◆ **Given instruction**
Extract only the lines running from the top of the entries to the line that holds "ax.set_ylim(*y_range)". Include that line and omit the pictures.

◆ **Data for this exercise**
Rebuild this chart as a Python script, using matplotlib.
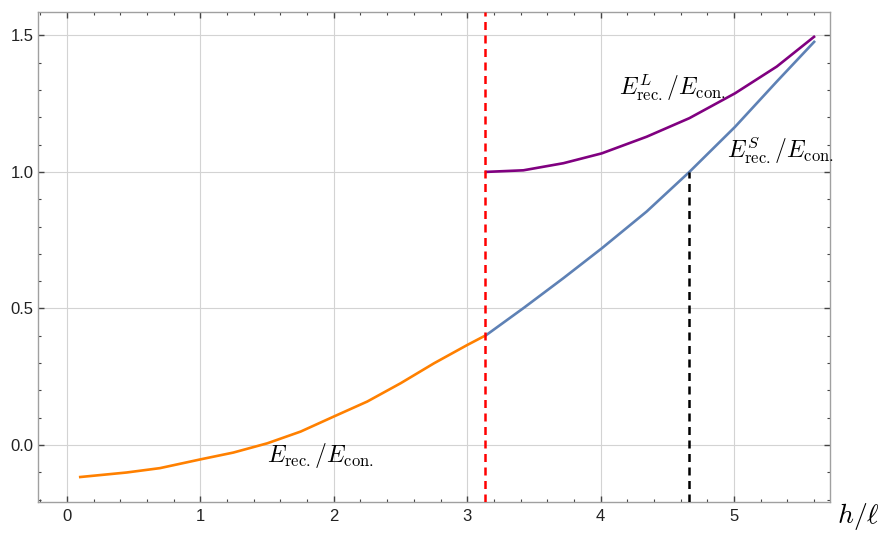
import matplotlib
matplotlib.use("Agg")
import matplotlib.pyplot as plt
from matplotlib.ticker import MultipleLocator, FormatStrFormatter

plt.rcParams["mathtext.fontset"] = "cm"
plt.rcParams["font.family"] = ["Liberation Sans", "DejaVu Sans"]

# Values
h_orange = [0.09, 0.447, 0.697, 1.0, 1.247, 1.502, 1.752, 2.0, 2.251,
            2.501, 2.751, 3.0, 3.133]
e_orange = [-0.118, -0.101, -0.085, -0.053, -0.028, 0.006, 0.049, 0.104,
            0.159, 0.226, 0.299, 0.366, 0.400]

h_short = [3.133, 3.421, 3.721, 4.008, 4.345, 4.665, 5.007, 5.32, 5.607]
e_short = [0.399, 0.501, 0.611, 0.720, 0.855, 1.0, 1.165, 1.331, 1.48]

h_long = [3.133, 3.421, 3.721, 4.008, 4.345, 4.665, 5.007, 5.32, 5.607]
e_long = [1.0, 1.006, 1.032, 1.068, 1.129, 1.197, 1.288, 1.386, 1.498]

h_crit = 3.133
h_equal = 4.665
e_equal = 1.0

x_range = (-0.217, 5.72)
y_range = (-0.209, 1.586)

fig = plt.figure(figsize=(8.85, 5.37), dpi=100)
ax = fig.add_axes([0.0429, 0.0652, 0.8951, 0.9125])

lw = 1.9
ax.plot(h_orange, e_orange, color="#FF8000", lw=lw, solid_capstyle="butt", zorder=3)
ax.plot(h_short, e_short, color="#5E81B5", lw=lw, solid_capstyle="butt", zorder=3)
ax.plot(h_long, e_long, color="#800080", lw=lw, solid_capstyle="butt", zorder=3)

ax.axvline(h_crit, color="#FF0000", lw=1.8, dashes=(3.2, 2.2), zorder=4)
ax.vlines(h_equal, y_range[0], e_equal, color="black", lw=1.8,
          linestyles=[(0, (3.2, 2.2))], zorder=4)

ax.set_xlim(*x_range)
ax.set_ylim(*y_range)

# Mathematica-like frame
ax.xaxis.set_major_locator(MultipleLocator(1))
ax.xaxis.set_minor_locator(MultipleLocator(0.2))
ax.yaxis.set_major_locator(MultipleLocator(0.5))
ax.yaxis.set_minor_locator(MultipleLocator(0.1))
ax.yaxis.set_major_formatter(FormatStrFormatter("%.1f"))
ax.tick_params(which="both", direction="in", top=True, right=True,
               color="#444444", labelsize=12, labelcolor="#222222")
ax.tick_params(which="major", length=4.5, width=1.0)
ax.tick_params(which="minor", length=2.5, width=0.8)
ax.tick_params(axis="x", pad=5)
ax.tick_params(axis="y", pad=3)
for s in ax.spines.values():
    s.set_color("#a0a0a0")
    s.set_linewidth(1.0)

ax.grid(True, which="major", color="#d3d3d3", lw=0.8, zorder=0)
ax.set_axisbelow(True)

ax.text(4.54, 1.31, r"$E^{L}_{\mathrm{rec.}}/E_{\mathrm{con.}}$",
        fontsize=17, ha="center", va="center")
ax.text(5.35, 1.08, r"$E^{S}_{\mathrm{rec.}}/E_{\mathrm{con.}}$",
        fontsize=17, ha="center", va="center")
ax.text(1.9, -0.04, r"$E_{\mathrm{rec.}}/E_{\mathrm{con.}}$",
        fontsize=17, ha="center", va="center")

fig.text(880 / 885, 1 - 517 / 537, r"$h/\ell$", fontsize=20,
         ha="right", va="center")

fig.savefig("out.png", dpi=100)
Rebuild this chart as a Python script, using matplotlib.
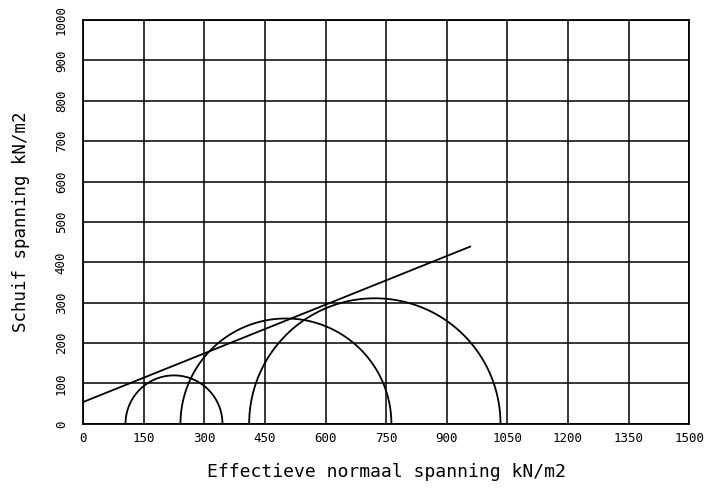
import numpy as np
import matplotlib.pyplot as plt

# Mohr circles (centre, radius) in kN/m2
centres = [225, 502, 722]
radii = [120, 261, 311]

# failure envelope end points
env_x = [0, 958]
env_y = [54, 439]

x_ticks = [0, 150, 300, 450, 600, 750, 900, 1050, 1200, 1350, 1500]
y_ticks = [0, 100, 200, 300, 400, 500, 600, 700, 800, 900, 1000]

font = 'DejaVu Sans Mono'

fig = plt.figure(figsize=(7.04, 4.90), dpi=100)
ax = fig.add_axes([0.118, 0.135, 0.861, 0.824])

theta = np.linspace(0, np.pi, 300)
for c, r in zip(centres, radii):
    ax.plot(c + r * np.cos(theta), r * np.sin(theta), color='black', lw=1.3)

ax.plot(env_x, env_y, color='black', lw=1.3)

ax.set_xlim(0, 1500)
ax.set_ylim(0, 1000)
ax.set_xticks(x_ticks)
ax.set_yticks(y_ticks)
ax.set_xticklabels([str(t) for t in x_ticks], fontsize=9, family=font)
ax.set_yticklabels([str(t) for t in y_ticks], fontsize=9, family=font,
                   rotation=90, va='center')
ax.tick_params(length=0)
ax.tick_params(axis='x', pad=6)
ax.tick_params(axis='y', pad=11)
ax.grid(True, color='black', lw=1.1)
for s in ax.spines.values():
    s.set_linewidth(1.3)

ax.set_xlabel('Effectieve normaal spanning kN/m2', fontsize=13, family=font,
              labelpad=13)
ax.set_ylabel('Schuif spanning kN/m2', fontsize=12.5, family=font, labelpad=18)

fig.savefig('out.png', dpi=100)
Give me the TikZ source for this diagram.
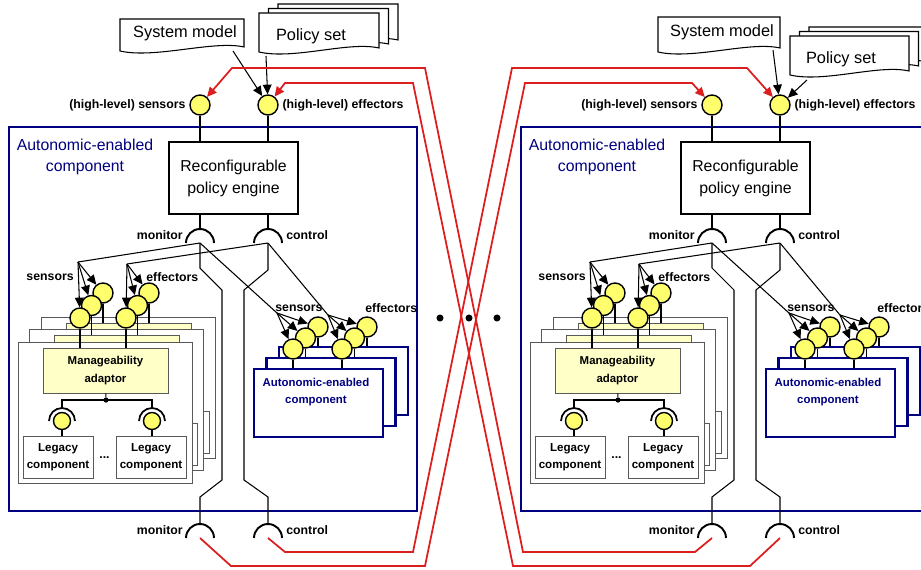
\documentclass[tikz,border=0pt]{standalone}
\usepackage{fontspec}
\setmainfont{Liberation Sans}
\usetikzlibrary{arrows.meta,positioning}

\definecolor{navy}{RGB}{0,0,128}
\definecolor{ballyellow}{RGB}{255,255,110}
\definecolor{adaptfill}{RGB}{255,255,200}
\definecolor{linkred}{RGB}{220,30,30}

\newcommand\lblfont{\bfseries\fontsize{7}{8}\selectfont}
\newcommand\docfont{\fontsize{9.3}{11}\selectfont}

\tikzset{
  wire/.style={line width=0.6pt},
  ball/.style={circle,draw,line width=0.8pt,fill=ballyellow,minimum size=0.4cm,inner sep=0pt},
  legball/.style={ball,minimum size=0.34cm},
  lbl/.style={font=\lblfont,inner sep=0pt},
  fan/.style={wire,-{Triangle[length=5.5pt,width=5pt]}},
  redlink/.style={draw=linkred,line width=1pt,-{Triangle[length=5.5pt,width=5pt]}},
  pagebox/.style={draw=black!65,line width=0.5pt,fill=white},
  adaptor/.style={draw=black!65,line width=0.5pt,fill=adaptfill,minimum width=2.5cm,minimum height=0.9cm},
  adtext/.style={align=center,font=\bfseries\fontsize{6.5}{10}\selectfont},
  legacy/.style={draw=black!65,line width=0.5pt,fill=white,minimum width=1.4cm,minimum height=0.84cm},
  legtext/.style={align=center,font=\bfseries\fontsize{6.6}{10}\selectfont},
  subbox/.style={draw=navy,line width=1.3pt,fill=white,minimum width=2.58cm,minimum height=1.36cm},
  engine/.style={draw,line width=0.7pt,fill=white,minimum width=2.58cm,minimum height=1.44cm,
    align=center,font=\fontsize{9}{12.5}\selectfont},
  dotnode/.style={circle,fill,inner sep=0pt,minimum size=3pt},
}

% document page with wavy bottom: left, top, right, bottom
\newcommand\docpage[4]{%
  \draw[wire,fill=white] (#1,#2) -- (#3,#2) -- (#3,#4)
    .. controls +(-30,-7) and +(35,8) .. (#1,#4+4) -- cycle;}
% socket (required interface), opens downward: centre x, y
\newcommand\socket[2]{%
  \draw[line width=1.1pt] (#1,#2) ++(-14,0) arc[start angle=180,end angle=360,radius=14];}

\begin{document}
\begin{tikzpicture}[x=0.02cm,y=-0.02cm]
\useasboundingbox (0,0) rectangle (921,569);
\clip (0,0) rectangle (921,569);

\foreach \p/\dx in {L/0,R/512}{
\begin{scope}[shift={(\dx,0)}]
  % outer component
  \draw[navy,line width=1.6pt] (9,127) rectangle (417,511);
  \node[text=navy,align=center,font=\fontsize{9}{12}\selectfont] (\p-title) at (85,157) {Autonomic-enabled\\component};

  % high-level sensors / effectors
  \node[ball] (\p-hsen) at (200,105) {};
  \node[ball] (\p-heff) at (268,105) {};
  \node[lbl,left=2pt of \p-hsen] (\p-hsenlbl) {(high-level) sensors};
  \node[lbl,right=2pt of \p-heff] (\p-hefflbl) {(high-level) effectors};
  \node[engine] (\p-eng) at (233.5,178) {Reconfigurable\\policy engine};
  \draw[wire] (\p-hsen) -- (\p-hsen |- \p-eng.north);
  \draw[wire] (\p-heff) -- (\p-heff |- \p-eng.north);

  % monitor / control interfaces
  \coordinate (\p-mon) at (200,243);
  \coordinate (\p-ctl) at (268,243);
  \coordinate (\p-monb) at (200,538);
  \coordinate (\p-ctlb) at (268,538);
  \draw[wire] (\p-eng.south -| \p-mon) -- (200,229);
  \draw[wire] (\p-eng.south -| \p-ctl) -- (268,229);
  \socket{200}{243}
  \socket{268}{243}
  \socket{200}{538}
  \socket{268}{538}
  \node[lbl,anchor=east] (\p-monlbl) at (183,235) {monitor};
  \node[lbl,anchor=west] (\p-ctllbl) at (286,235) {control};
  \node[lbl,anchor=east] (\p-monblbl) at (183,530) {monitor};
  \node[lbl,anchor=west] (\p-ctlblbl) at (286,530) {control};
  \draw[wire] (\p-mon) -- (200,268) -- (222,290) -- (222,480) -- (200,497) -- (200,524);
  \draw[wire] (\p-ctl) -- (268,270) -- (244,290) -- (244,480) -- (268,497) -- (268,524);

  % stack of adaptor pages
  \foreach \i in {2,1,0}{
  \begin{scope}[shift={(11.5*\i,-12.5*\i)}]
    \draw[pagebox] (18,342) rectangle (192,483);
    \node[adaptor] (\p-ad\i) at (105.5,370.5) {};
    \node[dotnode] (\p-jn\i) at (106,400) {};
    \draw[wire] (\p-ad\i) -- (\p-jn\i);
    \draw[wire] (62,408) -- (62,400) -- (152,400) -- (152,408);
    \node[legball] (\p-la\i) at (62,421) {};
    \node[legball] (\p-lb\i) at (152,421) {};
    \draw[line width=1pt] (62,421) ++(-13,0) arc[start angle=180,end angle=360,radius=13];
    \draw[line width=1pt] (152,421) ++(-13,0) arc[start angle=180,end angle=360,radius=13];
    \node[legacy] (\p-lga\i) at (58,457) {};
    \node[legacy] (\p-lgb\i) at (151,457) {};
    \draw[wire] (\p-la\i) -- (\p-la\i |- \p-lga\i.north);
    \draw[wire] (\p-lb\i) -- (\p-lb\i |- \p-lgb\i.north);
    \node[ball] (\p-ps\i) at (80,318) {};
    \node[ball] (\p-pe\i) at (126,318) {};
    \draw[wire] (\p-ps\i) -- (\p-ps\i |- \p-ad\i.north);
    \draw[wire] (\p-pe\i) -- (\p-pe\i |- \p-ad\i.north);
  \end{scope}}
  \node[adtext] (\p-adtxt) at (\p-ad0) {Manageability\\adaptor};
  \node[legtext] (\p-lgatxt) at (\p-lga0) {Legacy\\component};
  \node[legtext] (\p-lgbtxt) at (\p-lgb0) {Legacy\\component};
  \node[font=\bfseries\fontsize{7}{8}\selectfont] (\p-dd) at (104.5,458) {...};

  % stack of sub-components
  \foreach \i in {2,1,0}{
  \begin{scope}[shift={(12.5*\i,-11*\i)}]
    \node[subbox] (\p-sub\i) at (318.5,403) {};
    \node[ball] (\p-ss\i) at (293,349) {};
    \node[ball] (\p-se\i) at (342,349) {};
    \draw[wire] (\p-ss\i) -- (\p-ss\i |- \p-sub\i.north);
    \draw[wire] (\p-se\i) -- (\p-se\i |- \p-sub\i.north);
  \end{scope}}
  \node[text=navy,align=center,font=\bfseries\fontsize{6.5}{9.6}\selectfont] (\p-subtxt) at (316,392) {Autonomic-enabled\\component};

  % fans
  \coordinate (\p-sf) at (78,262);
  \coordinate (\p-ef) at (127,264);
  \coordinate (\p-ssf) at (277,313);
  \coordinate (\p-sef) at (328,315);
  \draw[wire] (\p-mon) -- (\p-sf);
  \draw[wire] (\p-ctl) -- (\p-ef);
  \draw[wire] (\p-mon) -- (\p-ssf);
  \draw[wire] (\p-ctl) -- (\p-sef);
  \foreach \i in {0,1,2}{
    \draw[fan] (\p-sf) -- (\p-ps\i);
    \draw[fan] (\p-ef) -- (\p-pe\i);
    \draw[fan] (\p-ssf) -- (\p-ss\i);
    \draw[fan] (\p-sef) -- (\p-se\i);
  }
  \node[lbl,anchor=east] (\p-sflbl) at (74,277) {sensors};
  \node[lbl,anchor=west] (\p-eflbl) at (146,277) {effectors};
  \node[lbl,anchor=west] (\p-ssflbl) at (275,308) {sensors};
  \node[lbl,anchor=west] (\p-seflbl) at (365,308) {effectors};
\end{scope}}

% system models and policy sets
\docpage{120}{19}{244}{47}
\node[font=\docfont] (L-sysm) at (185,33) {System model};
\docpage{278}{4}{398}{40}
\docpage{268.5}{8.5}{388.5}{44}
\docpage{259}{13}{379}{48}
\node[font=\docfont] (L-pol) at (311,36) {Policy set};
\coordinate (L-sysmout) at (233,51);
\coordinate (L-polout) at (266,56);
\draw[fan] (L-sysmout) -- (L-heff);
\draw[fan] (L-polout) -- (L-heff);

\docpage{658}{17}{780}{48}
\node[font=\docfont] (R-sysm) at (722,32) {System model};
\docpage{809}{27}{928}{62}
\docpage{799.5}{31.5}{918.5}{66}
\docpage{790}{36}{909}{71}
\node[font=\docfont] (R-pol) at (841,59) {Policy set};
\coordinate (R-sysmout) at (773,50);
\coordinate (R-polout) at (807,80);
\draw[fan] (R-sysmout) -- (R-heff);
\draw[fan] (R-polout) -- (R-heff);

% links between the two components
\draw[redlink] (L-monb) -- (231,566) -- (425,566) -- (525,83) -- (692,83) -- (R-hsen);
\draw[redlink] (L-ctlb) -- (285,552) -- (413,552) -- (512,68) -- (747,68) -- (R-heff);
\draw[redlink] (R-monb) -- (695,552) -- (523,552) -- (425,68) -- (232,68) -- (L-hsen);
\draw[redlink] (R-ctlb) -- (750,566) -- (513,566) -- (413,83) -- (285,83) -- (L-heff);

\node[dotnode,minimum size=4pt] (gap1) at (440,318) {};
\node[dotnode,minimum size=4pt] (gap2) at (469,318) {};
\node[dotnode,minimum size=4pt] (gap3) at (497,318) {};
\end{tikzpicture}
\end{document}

◆ **Task result**
Rebuild this chart as a Python script, using matplotlib.
import matplotlib
matplotlib.use("Agg")
import matplotlib.pyplot as plt
from matplotlib.ticker import MultipleLocator, FormatStrFormatter

plt.rcParams["mathtext.fontset"] = "cm"
plt.rcParams["font.family"] = ["Liberation Sans", "DejaVu Sans"]

# Values
h_orange = [0.09, 0.447, 0.697, 1.0, 1.247, 1.502, 1.752, 2.0, 2.251,
            2.501, 2.751, 3.0, 3.133]
e_orange = [-0.118, -0.101, -0.085, -0.053, -0.028, 0.006, 0.049, 0.104,
            0.159, 0.226, 0.299, 0.366, 0.400]

h_short = [3.133, 3.421, 3.721, 4.008, 4.345, 4.665, 5.007, 5.32, 5.607]
e_short = [0.399, 0.501, 0.611, 0.720, 0.855, 1.0, 1.165, 1.331, 1.48]

h_long = [3.133, 3.421, 3.721, 4.008, 4.345, 4.665, 5.007, 5.32, 5.607]
e_long = [1.0, 1.006, 1.032, 1.068, 1.129, 1.197, 1.288, 1.386, 1.498]

h_crit = 3.133
h_equal = 4.665
e_equal = 1.0

x_range = (-0.217, 5.72)
y_range = (-0.209, 1.586)

fig = plt.figure(figsize=(8.85, 5.37), dpi=100)
ax = fig.add_axes([0.0429, 0.0652, 0.8951, 0.9125])

lw = 1.9
ax.plot(h_orange, e_orange, color="#FF8000", lw=lw, solid_capstyle="butt", zorder=3)
ax.plot(h_short, e_short, color="#5E81B5", lw=lw, solid_capstyle="butt", zorder=3)
ax.plot(h_long, e_long, color="#800080", lw=lw, solid_capstyle="butt", zorder=3)

ax.axvline(h_crit, color="#FF0000", lw=1.8, dashes=(3.2, 2.2), zorder=4)
ax.vlines(h_equal, y_range[0], e_equal, color="black", lw=1.8,
          linestyles=[(0, (3.2, 2.2))], zorder=4)

ax.set_xlim(*x_range)
ax.set_ylim(*y_range)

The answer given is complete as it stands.